There was but one material issue of fact here, which defendant in the district court described as the "state of affairs existing in the industry at the time the (alleged) invention and the extent to which it has been adopted with resulting economies." On that issue, the trial judge fully accepted the statements in the affidavits filed by defendant as demonstrating (to quote the judge) "that this new arrangement of boards and stringers brought an advancement in utility, safety and economy in the industry." On that basis, he found as a fact: "It allows a more secure handling of the slate and stone when it is being lifted and transported. It may be that less labor is needed in such efforts and the vertical filing permits stocking of the slabs as to color on the pallets which is desirable to purchasers. All these endorsements are set forth in the answering affidavits * * * and I accept them fully as to the usefulness of the Tatko pallet * * * This attribute of utility is further advanced by the adoption of a most similar pallet by plaintiff * * *" It follows that the credibility of witnesses on this issue of fact was not involved. The judge therefore correctly rejected the contention made by defendant in the court below that, on this issue, the judge "should await the presentation of testimony." If the question of patentable invention were a "close one," the facts here thus taken as true might tip "the scales of judgment" in defendant's favor; but where "invention is plainly lacking," such a fact "cannot fill the void." Jungersen v. Ostby & Barton Co., 335 U.S. 560, 567, 69 S.Ct. 269, 272, 93 L.Ed. 235. We agree with the judge that here the question of invention was not at all close. The patent disclosed no more ingenuity than that of a man skilled in the art.
Plaintiff argues that the recent amendment to the patent statute, 35 U.S.C. § 103, lowered the standard of invention, citing Lyon v. Bausch & Lomb Optical Co., 2 Cir., 224 F.2d 530, 535-536.3 Even so, the plaintiff's patent, we think, is clearly sub-standard.4
1. See, e. g., Park-In-Theatres v. Perkins, 9 Cir., 190 F.2d 137, 142; 6 Moore, Federal Practice (2d ed. 1953) Section 56.17(44).
2. Bridgeport Brass Co. v. Bostwick Laboratories, 2 Cir., 181 F.2d 315.

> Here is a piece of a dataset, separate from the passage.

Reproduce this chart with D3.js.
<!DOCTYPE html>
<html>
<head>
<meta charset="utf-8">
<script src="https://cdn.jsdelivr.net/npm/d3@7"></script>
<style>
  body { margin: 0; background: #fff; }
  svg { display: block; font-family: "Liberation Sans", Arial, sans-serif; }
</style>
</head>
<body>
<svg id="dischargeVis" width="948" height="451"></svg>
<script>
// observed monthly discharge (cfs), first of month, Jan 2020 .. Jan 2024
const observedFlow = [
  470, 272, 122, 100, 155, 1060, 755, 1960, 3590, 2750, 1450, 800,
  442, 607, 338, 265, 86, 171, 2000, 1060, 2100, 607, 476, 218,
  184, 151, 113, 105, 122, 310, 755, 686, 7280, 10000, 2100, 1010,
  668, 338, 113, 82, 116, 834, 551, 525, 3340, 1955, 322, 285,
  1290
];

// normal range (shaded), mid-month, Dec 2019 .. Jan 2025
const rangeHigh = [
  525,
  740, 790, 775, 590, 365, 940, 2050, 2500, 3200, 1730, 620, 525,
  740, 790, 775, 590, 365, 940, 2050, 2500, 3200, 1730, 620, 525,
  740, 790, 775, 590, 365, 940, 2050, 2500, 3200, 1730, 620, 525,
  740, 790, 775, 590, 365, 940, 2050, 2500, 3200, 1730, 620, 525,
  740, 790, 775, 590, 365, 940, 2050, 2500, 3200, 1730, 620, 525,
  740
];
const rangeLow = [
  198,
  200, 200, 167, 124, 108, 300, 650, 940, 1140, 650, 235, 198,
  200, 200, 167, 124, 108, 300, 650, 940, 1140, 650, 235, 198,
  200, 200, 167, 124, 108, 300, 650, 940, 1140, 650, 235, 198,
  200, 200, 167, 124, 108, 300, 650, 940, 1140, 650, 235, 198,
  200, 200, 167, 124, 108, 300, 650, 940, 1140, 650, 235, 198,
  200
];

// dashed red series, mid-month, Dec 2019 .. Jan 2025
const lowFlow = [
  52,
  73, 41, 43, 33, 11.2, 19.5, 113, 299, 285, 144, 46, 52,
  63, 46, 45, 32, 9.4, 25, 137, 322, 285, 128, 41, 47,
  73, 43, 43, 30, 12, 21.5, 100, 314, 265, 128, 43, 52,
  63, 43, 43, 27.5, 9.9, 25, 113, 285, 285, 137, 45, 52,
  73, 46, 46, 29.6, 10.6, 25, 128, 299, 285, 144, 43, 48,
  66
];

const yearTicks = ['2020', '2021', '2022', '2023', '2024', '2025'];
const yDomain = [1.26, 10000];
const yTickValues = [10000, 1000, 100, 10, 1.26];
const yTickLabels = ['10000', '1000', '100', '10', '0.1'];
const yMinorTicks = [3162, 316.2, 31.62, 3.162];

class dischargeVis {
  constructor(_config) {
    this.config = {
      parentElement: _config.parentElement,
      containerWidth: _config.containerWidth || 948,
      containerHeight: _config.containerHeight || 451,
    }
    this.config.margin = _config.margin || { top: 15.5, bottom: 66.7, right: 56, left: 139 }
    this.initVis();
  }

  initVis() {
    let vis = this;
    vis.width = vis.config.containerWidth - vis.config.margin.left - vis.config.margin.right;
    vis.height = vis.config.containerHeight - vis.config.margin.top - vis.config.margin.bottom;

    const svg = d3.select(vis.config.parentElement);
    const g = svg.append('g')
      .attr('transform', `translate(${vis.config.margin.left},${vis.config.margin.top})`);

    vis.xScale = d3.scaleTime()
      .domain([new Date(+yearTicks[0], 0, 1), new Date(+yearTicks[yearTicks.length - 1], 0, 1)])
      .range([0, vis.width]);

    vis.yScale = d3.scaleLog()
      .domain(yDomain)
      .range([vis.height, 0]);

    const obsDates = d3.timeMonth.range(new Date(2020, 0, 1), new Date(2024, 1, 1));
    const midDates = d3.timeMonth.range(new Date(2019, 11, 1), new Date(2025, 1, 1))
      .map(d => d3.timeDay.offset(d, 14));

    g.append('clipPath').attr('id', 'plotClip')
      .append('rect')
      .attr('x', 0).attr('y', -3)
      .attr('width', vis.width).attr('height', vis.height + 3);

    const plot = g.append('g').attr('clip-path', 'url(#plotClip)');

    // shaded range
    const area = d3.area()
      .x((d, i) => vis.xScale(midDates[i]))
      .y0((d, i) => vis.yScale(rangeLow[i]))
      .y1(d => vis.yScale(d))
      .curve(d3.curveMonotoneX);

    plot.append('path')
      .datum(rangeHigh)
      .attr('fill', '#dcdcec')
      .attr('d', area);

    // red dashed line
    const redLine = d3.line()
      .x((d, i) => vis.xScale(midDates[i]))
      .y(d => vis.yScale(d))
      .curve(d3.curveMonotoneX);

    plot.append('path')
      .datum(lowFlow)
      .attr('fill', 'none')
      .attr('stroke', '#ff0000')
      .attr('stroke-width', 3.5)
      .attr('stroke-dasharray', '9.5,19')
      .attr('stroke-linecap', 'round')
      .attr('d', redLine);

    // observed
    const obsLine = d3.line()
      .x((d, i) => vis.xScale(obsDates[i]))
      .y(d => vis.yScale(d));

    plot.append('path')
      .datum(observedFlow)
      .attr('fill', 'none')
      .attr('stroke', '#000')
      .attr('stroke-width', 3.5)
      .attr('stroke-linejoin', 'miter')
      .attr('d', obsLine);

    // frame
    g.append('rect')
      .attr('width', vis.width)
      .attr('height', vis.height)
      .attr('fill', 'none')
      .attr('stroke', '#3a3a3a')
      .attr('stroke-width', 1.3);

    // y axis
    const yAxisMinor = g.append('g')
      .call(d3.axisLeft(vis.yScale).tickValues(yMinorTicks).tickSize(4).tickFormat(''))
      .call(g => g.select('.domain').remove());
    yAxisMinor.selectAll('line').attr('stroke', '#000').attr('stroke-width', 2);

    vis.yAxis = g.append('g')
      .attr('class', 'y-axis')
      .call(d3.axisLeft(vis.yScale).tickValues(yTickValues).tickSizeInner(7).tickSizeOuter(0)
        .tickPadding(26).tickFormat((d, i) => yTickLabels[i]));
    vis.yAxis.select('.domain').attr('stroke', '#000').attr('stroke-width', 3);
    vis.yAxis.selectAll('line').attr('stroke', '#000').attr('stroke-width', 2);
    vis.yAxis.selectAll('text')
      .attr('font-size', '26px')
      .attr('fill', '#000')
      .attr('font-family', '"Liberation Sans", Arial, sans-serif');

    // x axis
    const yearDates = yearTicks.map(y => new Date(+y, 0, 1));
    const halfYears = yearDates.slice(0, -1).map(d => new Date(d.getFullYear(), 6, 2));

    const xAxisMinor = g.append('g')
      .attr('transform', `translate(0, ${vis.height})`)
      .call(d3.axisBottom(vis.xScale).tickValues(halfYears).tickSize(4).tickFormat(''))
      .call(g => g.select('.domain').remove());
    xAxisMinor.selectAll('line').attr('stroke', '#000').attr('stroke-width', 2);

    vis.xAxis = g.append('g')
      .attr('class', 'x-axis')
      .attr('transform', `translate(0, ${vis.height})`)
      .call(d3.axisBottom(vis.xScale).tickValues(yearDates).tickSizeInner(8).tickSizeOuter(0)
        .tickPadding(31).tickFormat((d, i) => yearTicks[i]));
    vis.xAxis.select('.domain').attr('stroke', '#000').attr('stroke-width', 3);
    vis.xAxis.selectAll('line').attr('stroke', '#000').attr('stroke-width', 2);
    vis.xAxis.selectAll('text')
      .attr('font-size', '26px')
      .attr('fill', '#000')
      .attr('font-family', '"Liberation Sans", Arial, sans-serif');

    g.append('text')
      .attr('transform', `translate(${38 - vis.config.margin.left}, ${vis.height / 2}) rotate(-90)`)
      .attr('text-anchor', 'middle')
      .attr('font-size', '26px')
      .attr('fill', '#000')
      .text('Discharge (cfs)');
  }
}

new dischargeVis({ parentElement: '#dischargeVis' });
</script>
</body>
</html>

3. The writer of this opinion has serious doubts about the correctness of that ruling. See the following to the effect that the amendment merely codified the existing decisions: Stanley Works v. Rockwell Mfg. Co., 3 Cir., 203 F.2d 846; General Motors Corp. v. Estate Stove Co., 6 Cir., 203 F.2d 912; Interstate Rubber Products Corp. v. Radiator Specialty Co., 4 Cir., 214 F.2d 546; Wasserman v. Burgess & Blacher Co., 1 Cir., 217 F.2d 402.
4. See Gentzel v. Manning, Maxwell & Moore, Inc., 2 Cir., 1956, 230 F.2d 341.